The results can be counterintuitive (requiring support to understand the system and gain confidence in the results of the integrated approach), but the benefits are dramatic.

BP recently discussed at the GPA and AspenTech user conference the benefits it achieved in Trinidad by modeling a pipeline network and gas processing plant. At the Society of Petroleum Engineers (SPE) annual event in New Orleans this year, the company elaborated on this success. The operator had reported more production, but in the SPE presentation, the company shared the improvement in ultimate recovery by lowering cost and pressure lost in the system.

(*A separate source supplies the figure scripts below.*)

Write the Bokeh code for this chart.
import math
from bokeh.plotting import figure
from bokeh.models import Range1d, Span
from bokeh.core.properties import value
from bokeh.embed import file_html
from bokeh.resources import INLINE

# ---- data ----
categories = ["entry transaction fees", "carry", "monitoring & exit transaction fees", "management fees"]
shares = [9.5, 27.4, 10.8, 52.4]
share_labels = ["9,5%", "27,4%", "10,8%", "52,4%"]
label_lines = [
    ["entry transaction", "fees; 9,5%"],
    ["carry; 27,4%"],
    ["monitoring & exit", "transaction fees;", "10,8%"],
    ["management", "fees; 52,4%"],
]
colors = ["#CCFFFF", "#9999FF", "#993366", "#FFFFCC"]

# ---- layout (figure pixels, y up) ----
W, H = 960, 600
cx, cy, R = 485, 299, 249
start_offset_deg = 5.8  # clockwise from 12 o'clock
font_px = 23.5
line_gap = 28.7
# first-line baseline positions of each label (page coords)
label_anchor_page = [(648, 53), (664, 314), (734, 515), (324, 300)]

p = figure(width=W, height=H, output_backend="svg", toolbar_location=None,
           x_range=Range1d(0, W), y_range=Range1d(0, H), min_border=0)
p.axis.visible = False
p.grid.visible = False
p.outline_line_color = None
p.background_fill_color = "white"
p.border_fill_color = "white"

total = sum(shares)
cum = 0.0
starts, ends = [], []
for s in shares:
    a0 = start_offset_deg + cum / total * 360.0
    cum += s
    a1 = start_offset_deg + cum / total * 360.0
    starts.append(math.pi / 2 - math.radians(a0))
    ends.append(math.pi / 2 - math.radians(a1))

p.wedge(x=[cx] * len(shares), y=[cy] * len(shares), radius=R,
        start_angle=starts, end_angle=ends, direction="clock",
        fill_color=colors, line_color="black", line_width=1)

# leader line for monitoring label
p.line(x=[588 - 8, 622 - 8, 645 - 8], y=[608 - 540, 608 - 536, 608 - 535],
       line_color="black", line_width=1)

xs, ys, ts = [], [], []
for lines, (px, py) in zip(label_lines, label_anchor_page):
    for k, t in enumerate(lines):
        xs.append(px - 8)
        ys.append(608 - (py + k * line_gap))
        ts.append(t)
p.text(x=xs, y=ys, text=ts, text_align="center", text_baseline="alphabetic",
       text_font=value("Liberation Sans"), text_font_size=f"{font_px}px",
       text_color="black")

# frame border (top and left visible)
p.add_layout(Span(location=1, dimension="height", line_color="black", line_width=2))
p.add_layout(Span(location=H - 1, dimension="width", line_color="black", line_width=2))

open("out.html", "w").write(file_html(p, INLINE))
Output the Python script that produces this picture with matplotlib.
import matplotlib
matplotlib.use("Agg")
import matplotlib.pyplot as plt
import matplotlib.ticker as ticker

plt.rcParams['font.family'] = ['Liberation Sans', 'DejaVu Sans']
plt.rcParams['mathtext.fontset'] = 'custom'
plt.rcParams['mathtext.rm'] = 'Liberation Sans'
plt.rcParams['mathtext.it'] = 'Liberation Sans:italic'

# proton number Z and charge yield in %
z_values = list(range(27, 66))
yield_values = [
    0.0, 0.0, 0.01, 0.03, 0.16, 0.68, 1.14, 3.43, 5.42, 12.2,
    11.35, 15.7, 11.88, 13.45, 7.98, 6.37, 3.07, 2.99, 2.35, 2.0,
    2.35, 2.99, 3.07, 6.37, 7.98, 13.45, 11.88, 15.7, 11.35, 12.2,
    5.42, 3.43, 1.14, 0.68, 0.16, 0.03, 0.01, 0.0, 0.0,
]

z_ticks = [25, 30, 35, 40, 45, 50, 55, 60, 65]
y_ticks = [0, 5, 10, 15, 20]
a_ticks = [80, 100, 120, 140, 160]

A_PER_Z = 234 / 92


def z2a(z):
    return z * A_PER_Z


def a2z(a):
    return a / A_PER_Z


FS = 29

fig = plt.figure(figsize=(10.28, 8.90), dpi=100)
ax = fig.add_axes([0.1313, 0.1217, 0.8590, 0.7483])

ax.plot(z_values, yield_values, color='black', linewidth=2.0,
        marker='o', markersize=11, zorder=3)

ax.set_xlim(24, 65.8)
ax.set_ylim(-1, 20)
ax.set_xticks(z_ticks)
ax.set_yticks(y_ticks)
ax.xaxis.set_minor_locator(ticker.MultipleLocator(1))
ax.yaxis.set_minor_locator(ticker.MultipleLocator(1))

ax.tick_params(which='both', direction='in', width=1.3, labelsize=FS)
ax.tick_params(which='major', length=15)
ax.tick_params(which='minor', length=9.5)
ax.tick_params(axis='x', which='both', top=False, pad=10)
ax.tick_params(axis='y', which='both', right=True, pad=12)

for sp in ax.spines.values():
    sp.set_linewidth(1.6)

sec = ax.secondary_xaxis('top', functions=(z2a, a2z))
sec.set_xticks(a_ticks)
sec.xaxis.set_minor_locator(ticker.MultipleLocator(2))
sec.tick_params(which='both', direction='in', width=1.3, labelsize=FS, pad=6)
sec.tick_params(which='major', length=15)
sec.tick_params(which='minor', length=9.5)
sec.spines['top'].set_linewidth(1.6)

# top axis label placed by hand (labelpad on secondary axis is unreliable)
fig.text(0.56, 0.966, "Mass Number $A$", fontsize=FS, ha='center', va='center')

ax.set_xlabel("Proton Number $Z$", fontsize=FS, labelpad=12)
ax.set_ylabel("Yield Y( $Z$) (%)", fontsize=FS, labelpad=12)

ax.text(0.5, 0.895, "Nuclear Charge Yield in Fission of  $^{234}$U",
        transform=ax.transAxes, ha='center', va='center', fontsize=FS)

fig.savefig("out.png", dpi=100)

The final example involves Production Systems Network’s (PSN’s) use of dynamic modeling to improve safety in operations. Working for a major operating company, PSN evaluated the interaction of compressor, emergency shutdown (ESD), and emergency de-pressuring (EDP) systems with the goal of improving operations safety. By using a dynamic and integrated modeling approach, the company was able to lower capital costs and retain safety margins. Plants are normally designed with steady-state simulators. However, these plants operate in the dynamic real world, where changes through time constitute one of the most important variables. The result was a US $3.3 million reduction in capital cost.

The company also was able to provide a tool to operators that helped them understand the interaction between ESP and ESD systems in a complex asset. The personnel who operate process safety systems frequently have a poor understanding of how they work and what to do if something goes wrong with them. Models can help them understand the entire process better.

Engineering models that support operations will take E&P firms to the next level in achieving operational excellence. E&P is a dynamic business. Models of the complex processes allow operators to produce more and at a lower cost. And safety is enhanced when everyone understands the process.